As bosses face labor shortage, Amazon raises pay to $15

By Brian Williams
October 22, 2018

Amazon, the second-largest employer in the U.S. after Walmart, and the richest, valued at over $1 trillion, announced Oct. 2 that it’s increasing its minimum wage to $15 an hour starting in November. The move comes in face of a shortage of workers to hire for its huge warehouses and growing discontent by those currently employed there over working conditions — and discussions over unionization.

The move will affect 250,000 full-time Amazon employees and more than 100,000 temporary workers in the U.S. as well as some 37,000 full-time and seasonal workers in the U.K. The raise for U.K. workers will be to $12.50 an hour and in London, $13.80.

In praising the decision as something “new” and “different,” Amazon chief executive Jeff Bezos, currently the richest person in the world and the owner of the Washington Post, didn’t mention the fact that he makes $4 million an hour, a product of the huge profits the company makes off exploiting its workforce.

Competition has been intensifying more broadly over getting and keeping workers to fill lower-paid retail, warehouse and other blue-collar jobs. Earlier this year Walmart increased its minimum wage in the U.S. from $9 to $11.

“It’s no longer enough to post jobs on websites,” Chris Beckage, a vice president of staffing firm Acara Solutions told the Wall Street Journal, to attract workers for warehouse jobs. “We’re going to bowling alleys, churches, community centers.” And some employers are dispensing with marijuana tests and criminal background checks to more quickly get workers on the job, he said.

Amazon’s move follows widespread strikes by workers at the company’s warehouses in Germany and Spain this summer over low pay and working conditions. A one-day strike at six facilities in Germany July 17 coincided with Amazon’s Prime Day, when the company offers big discounts. Workers in Spain went out for three days, and in Poland workers staged a “work-to-rule.”

Amazon Prime, the company’s two-day delivery option, currently costing $119 a year, “has triggered an arms race among the largest retailers,” noted the Wall Street Journal  Sept. 20, as sharpening competition has forced many of them to take similar steps. In the past year, Target, Walmart and many vendors on Google Express have started offering similar two-day delivery.

Amazon employs over 560,000 workers worldwide, operating over 140 fulfillment centers — about 75 of them in the U.S. Some of these distribution centers are gargantuan, exceeding a million square feet.

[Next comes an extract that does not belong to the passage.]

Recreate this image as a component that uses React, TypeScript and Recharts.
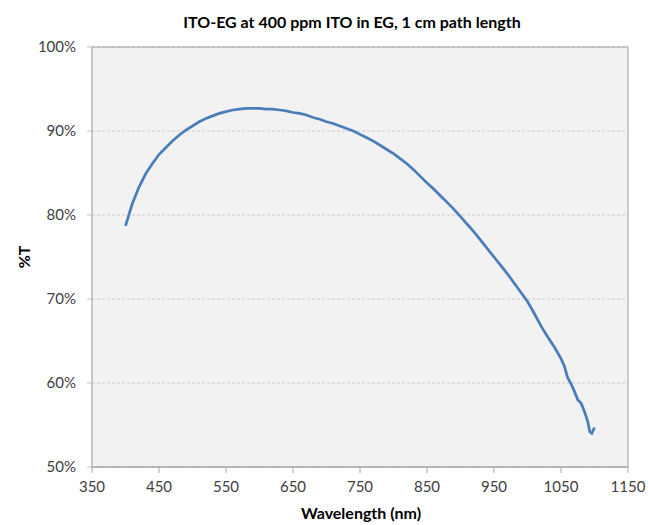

And inside its Rube Goldberg-like conveyer systems, speedup and unsafe conditions for the workers increases amid intense boss pressure to “make rate.” Workers also have to contend with the more than 100,000 robots buzzing around Amazon’s distribution centers.

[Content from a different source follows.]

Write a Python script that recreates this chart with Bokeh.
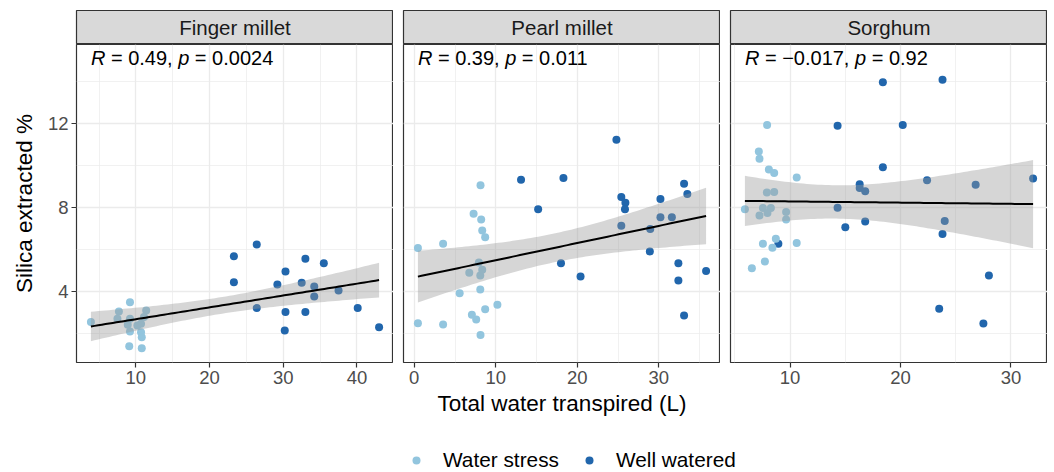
import numpy as np
from bokeh.plotting import figure
from bokeh.layouts import row, column
from bokeh.models import Range1d, FixedTicker, Legend, LegendItem
from bokeh.core.properties import value
from bokeh.embed import file_html
from bokeh.resources import INLINE

# ---------------- data ----------------
crops = ["Finger millet", "Pearl millet", "Sorghum"]
groups = ["Water stress", "Well watered"]

fm_ws_x = [3.9, 9.2, 7.7, 7.5, 9.2, 8.9, 11.4, 11.1, 10.7, 10.2, 9.2, 10.7, 10.8, 9.1, 10.8]
fm_ws_y = [2.52, 3.47, 3.03, 2.68, 2.68, 2.39, 3.08, 2.76, 2.44, 2.36, 2.07, 2.04, 1.80, 1.37, 1.27]
fm_ww_x = [23.3, 26.4, 23.3, 26.4, 30.3, 29.2, 30.3, 30.2, 33.0, 32.5, 33.0, 35.5, 34.2, 34.2, 37.5, 40.1, 43.0]
fm_ww_y = [5.67, 6.23, 4.43, 3.19, 4.94, 4.32, 3.00, 2.12, 5.55, 4.40, 3.00, 5.34, 4.22, 3.75, 4.03, 3.20, 2.28]

pm_ws_x = [8.13, 7.28, 8.21, 8.34, 8.70, 0.45, 3.54, 7.93, 8.34, 6.75, 8.10, 8.10, 5.57, 10.2, 8.70, 7.07, 7.60, 0.45, 3.54, 8.13]
pm_ws_y = [9.06, 7.70, 7.42, 6.90, 6.58, 6.06, 6.27, 5.37, 5.02, 4.88, 4.75, 4.08, 3.90, 3.35, 3.14, 2.87, 2.65, 2.47, 2.41, 1.91]
pm_ww_x = [13.1, 18.3, 15.2, 18.0, 20.4, 24.8, 25.4, 25.9, 25.85, 25.4, 30.2, 30.2, 28.95, 28.9, 31.6, 33.1, 33.5, 32.4, 32.4, 33.1, 35.8]
pm_ww_y = [9.33, 9.41, 7.91, 5.34, 4.70, 11.24, 8.50, 8.23, 7.91, 7.13, 8.40, 7.53, 6.97, 5.90, 7.53, 9.14, 8.64, 5.34, 4.51, 2.84, 4.96]

so_ws_x = [7.92, 7.17, 7.23, 8.08, 8.56, 10.6, 7.90, 8.56, 5.91, 7.54, 8.26, 7.95, 7.23, 9.64, 9.64, 7.54, 8.71, 8.40, 10.6, 7.72, 6.54]
so_ws_y = [11.94, 10.67, 10.33, 9.81, 9.65, 9.43, 8.71, 8.74, 7.91, 7.97, 7.97, 7.73, 7.62, 7.78, 7.42, 6.27, 6.51, 6.08, 6.30, 5.42, 5.10]
so_ww_x = [8.94, 18.4, 23.8, 14.3, 20.2, 18.4, 16.3, 16.3, 16.8, 22.4, 26.8, 32.0, 14.3, 15.0, 16.8, 24.0, 23.8, 28.0, 23.5, 27.5]
so_ww_y = [6.27, 13.99, 14.10, 11.91, 11.94, 9.92, 9.11, 8.93, 8.77, 9.30, 9.09, 9.38, 7.99, 7.05, 7.33, 7.35, 6.73, 4.75, 3.16, 2.45]

r_labels = ["0.49", "0.39", "\u22120.017"]
p_labels = ["0.0024", "0.011", "0.92"]

x_ticks = [[10, 20, 30, 40], [0, 10, 20, 30], [10, 20, 30]]
x_minor = [[5, 15, 25, 35], [5, 15, 25, 35], [5, 15, 25]]
y_ticks = [4, 8, 12]
y_minor = [2, 6, 10, 14]

x_title = "Total water transpired (L)"
y_title = "Silica extracted %"

# ---------------- styling ----------------
FONT = "Liberation Sans"
WS_COLOR = "#92C5DE"
WW_COLOR = "#2166AC"
BORDER = "#333333"
GRID = "#EBEBEB"
TICK_SIZE = "18.5px"
TITLE_SIZE = "22.5px"
STRIP_SIZE = "20.5px"
LEGEND_SIZE = "20.8px"
STAT_SIZE = 20

W_FRAME = 317
H_FRAME = 318
STRIP_H = 34
TOP = 10
LEFT = 76
GAP = 10
BOTTOM = 60
Y_RANGE = (0.59, 15.79)

data = [
    (fm_ws_x, fm_ws_y, fm_ww_x, fm_ww_y),
    (pm_ws_x, pm_ws_y, pm_ww_x, pm_ww_y),
    (so_ws_x, so_ws_y, so_ww_x, so_ww_y),
]

AW = {' ': 278, '=': 584, '.': 278, ',': 278, '\u2212': 584, 'R': 722, 'p': 556}
for d in "0123456789":
    AW[d] = 556


def text_width(s, size):
    return sum(AW.get(c, 556) for c in s) * size / 1000.0


def t_quant(df):
    z = 1.959963985
    return (z + (z**3 + z) / (4 * df) + (5 * z**5 + 16 * z**3 + 3 * z) / (96 * df**2)
            + (3 * z**7 + 19 * z**5 + 17 * z**3 - 15 * z) / (384 * df**3))


def smooth(x, y, n_grid=80):
    x = np.asarray(x, float)
    y = np.asarray(y, float)
    n = len(x)
    b, a = np.polyfit(x, y, 1)
    xs = np.linspace(x.min(), x.max(), n_grid)
    fit = a + b * xs
    resid = y - (a + b * x)
    s = np.sqrt(np.sum(resid**2) / (n - 2))
    sxx = np.sum((x - x.mean())**2)
    se = s * np.sqrt(1.0 / n + (xs - x.mean())**2 / sxx)
    t = t_quant(n - 2)
    return xs, fit, fit - t * se, fit + t * se


columns = []
for i, crop in enumerate(crops):
    wsx, wsy, wwx, wwy = data[i]
    allx = np.array(wsx + wwx)
    ally = np.array(wsy + wwy)
    span = allx.max() - allx.min()
    xr = (allx.min() - 0.05 * span, allx.max() + 0.05 * span)
    lb = LEFT if i == 0 else GAP

    # strip
    s = figure(width=lb + W_FRAME, height=TOP + STRIP_H,
               x_range=Range1d(0, 1), y_range=Range1d(0, 1),
               min_border_left=lb, min_border_right=0, min_border_top=TOP, min_border_bottom=0,
               x_axis_location=None, y_axis_location=None,
               output_backend="svg", toolbar_location=None,
               background_fill_color="#D9D9D9", border_fill_color="white",
               outline_line_color=BORDER, outline_line_width=1.2)
    s.grid.visible = False
    s.text(x=[0.5], y=[0.5], text=[crop], text_align="center", text_baseline="middle",
           text_font=value(FONT), text_font_size=STRIP_SIZE, text_color="#1A1A1A")

    # panel
    p = figure(width=lb + W_FRAME, height=H_FRAME + BOTTOM,
               x_range=Range1d(*xr), y_range=Range1d(*Y_RANGE),
               min_border_left=lb, min_border_right=0, min_border_top=0, min_border_bottom=BOTTOM,
               y_axis_location="left" if i == 0 else None,
               output_backend="svg", toolbar_location=None,
               background_fill_color="white", border_fill_color="white",
               outline_line_color=BORDER, outline_line_width=1.2)

    p.xaxis.ticker = FixedTicker(ticks=x_ticks[i], minor_ticks=x_minor[i])
    p.xgrid.ticker = FixedTicker(ticks=x_ticks[i], minor_ticks=x_minor[i])
    p.ygrid.ticker = FixedTicker(ticks=y_ticks, minor_ticks=y_minor)
    if i == 0:
        p.yaxis.ticker = FixedTicker(ticks=y_ticks, minor_ticks=y_minor)
    for g in (p.xgrid, p.ygrid):
        g.grid_line_color = GRID
        g.grid_line_width = 1.3
        g.minor_grid_line_color = GRID
        g.minor_grid_line_width = 0.7

    for ax in p.axis:
        ax.axis_line_color = None
        ax.major_tick_line_color = BORDER
        ax.major_tick_line_width = 1.2
        ax.major_tick_out = 5
        ax.major_tick_in = 0
        ax.minor_tick_line_color = None
        ax.major_label_text_font = FONT
        ax.major_label_text_font_size = TICK_SIZE
        ax.major_label_text_color = "#4D4D4D"
        ax.major_label_standoff = 3
        ax.axis_label_text_font = FONT
        ax.axis_label_text_font_size = TITLE_SIZE
        ax.axis_label_text_font_style = "normal"
        ax.axis_label_text_color = "black"
    if i == 0:
        p.yaxis.axis_label = y_title
        p.yaxis.axis_label_standoff = 8
    if i == 1:
        p.xaxis.axis_label = x_title
        p.xaxis.axis_label_standoff = 4

    # points
    p.scatter(wwx, wwy, size=8, fill_color=WW_COLOR, line_color=None)
    p.scatter(wsx, wsy, size=8, fill_color=WS_COLOR, line_color=None)

    # smooth
    xs, fit, lo, hi = smooth(allx, ally)
    p.varea(x=xs, y1=lo, y2=hi, fill_color="#999999", fill_alpha=0.4)
    p.line(xs, fit, line_color="black", line_width=2)

    # stat label (italic R and p)
    lx = allx.min()
    ly = 15.16
    pieces = [("R", "italic"), (" = " + r_labels[i] + ", ", "normal"),
              ("p", "italic"), (" = " + p_labels[i], "normal")]
    off = 0.0
    for txt, style in pieces:
        lead = len(txt) - len(txt.lstrip(" "))
        core = txt.strip(" ")
        p.text(x=[lx], y=[ly], text=[core], x_offset=off + text_width(" " * lead, STAT_SIZE),
               text_align="left", text_baseline="middle", text_font=value(FONT),
               text_font_size=f"{STAT_SIZE}px", text_font_style=style, text_color="black")
        off += text_width(txt, STAT_SIZE)

    columns.append(column(s, p))

# legend row
b = figure(width=1054, height=50, x_range=Range1d(0, 1054), y_range=Range1d(0, 50),
           min_border=0, x_axis_location=None, y_axis_location=None,
           output_backend="svg", toolbar_location=None,
           background_fill_color="white", border_fill_color="white", outline_line_color=None)
b.grid.visible = False
r1 = b.scatter(x=[-100], y=[-100], size=8, fill_color=WS_COLOR, line_color=None)
r2 = b.scatter(x=[-100], y=[-100], size=8, fill_color=WW_COLOR, line_color=None)
legend = Legend(items=[LegendItem(label=groups[0], renderers=[r1]),
                       LegendItem(label=groups[1], renderers=[r2])],
                location=(406, 0), orientation="horizontal",
                glyph_width=20, glyph_height=24, label_height=24, label_standoff=17,
                spacing=20, padding=0, margin=0,
                label_text_font=FONT, label_text_font_size=LEGEND_SIZE, label_text_color="black",
                border_line_color=None, background_fill_color=None)
b.add_layout(legend)

layout = column(row(*columns), b)
open("out.html", "w").write(file_html(layout, INLINE))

At an Amazon fulfillment center in Pennsylvania, for example, one worker was fired five weeks after getting injured on the job, reported the Guardian. “I was on a ladder and someone came flying into the area I was in, hit the ladder causing me to fall, and I landed on my back and left leg,” Christina Miano-Wilburn told the paper. “They refused to give me paperwork for workmen’s comp.” She had worked at Amazon for two years.

Lindsai Johnson quit her job at a California warehouse last May after having to be taken away in an ambulance over dehydration and dizziness. “Not all people report injuries because they are scared to get taken off their job,” she told the Guardian. “I have many times come home with bruises from work at Amazon and experienced my first hernia there.”

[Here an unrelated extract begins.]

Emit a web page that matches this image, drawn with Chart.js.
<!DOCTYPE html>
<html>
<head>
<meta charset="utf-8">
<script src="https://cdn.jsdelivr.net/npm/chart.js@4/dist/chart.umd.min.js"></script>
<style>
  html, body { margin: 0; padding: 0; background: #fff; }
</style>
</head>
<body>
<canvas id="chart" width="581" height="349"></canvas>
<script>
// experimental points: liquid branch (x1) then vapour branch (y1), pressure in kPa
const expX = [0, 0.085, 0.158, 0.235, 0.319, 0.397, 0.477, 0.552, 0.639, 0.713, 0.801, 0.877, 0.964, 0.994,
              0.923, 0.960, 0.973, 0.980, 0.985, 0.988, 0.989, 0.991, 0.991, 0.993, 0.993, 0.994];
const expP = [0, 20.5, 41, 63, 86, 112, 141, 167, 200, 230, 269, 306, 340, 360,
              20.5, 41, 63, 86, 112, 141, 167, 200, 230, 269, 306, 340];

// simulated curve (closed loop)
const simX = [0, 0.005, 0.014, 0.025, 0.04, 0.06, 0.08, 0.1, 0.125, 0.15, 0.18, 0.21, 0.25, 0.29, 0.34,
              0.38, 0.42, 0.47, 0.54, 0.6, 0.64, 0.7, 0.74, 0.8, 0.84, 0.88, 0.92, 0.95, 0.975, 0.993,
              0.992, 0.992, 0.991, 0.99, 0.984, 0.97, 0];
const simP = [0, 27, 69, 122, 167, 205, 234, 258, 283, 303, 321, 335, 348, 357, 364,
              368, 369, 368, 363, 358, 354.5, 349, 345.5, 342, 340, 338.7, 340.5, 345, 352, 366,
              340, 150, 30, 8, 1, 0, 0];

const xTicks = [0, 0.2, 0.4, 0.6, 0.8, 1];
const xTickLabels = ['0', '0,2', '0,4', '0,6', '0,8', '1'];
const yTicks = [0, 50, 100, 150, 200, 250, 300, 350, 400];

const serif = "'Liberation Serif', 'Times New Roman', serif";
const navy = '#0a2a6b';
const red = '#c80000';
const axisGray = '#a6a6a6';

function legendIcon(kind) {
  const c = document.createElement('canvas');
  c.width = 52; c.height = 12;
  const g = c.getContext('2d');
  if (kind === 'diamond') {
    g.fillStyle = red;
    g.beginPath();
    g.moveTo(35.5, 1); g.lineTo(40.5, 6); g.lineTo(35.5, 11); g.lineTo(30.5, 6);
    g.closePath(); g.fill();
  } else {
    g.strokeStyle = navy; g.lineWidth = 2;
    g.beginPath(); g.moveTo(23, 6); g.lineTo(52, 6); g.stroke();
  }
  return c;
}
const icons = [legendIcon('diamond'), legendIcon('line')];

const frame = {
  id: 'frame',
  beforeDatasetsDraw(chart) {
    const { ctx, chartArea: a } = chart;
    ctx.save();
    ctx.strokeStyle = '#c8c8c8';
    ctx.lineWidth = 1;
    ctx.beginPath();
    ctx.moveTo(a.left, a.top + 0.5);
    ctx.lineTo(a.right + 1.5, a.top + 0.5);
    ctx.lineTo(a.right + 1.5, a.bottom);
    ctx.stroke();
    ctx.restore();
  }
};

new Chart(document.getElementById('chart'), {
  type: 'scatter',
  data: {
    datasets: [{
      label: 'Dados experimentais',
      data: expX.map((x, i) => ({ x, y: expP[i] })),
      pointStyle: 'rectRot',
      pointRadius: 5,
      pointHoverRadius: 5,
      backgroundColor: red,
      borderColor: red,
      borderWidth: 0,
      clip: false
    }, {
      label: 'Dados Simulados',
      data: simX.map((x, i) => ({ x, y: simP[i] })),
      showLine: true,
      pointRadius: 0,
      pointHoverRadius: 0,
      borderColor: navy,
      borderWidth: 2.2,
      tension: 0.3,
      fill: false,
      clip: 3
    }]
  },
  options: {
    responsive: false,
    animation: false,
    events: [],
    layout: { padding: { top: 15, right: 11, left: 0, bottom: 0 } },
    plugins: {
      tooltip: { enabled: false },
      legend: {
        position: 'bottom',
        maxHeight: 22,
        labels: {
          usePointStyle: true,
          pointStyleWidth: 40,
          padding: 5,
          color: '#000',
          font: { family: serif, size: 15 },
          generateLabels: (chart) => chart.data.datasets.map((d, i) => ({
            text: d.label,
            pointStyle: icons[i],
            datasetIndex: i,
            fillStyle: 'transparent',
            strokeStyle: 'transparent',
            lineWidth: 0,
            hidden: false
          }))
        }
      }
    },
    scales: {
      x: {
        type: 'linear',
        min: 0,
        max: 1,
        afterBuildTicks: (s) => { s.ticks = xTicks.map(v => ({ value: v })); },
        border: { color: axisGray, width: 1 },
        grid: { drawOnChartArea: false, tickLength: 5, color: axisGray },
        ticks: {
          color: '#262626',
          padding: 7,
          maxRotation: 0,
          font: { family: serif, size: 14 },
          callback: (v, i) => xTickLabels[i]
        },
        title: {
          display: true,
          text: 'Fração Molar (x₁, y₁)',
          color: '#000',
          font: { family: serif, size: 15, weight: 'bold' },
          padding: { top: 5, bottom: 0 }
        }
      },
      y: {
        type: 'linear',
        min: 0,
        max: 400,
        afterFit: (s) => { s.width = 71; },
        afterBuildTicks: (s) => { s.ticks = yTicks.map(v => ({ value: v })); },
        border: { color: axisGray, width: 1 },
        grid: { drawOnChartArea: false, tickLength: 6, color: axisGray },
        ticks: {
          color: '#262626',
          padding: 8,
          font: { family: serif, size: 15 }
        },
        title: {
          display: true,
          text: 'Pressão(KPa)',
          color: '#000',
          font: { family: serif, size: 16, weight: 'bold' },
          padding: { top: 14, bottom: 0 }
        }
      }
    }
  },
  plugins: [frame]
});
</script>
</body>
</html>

Despite the current expansion in the U.S. capitalist economy, wage raises have been hard to come by. In August wages rose 2.9 percent from a year earlier, but after adjusting for inflation, the increase was just 0.2 percent, the Labor Department reported.

Many bosses instead have opted for offering bonuses or some benefits, something much easier than wages for them to cut when the inevitable capitalist downturn arrives. “The average worker received 32 percent of total compensation in benefits,” reported the New York Times  Sept 26, “including bonuses, paid leave and company contributions to insurance and retirement plans in the second quarter of 2018. That was up from 27 percent in 2000.”

But not Jeff Bezos. After announcing the wage hike at Amazon, he said all worker bonuses and stock options were being eliminated to free up money to cover the increase. When workers heard of the cuts, many said they expected they would actually get less over all.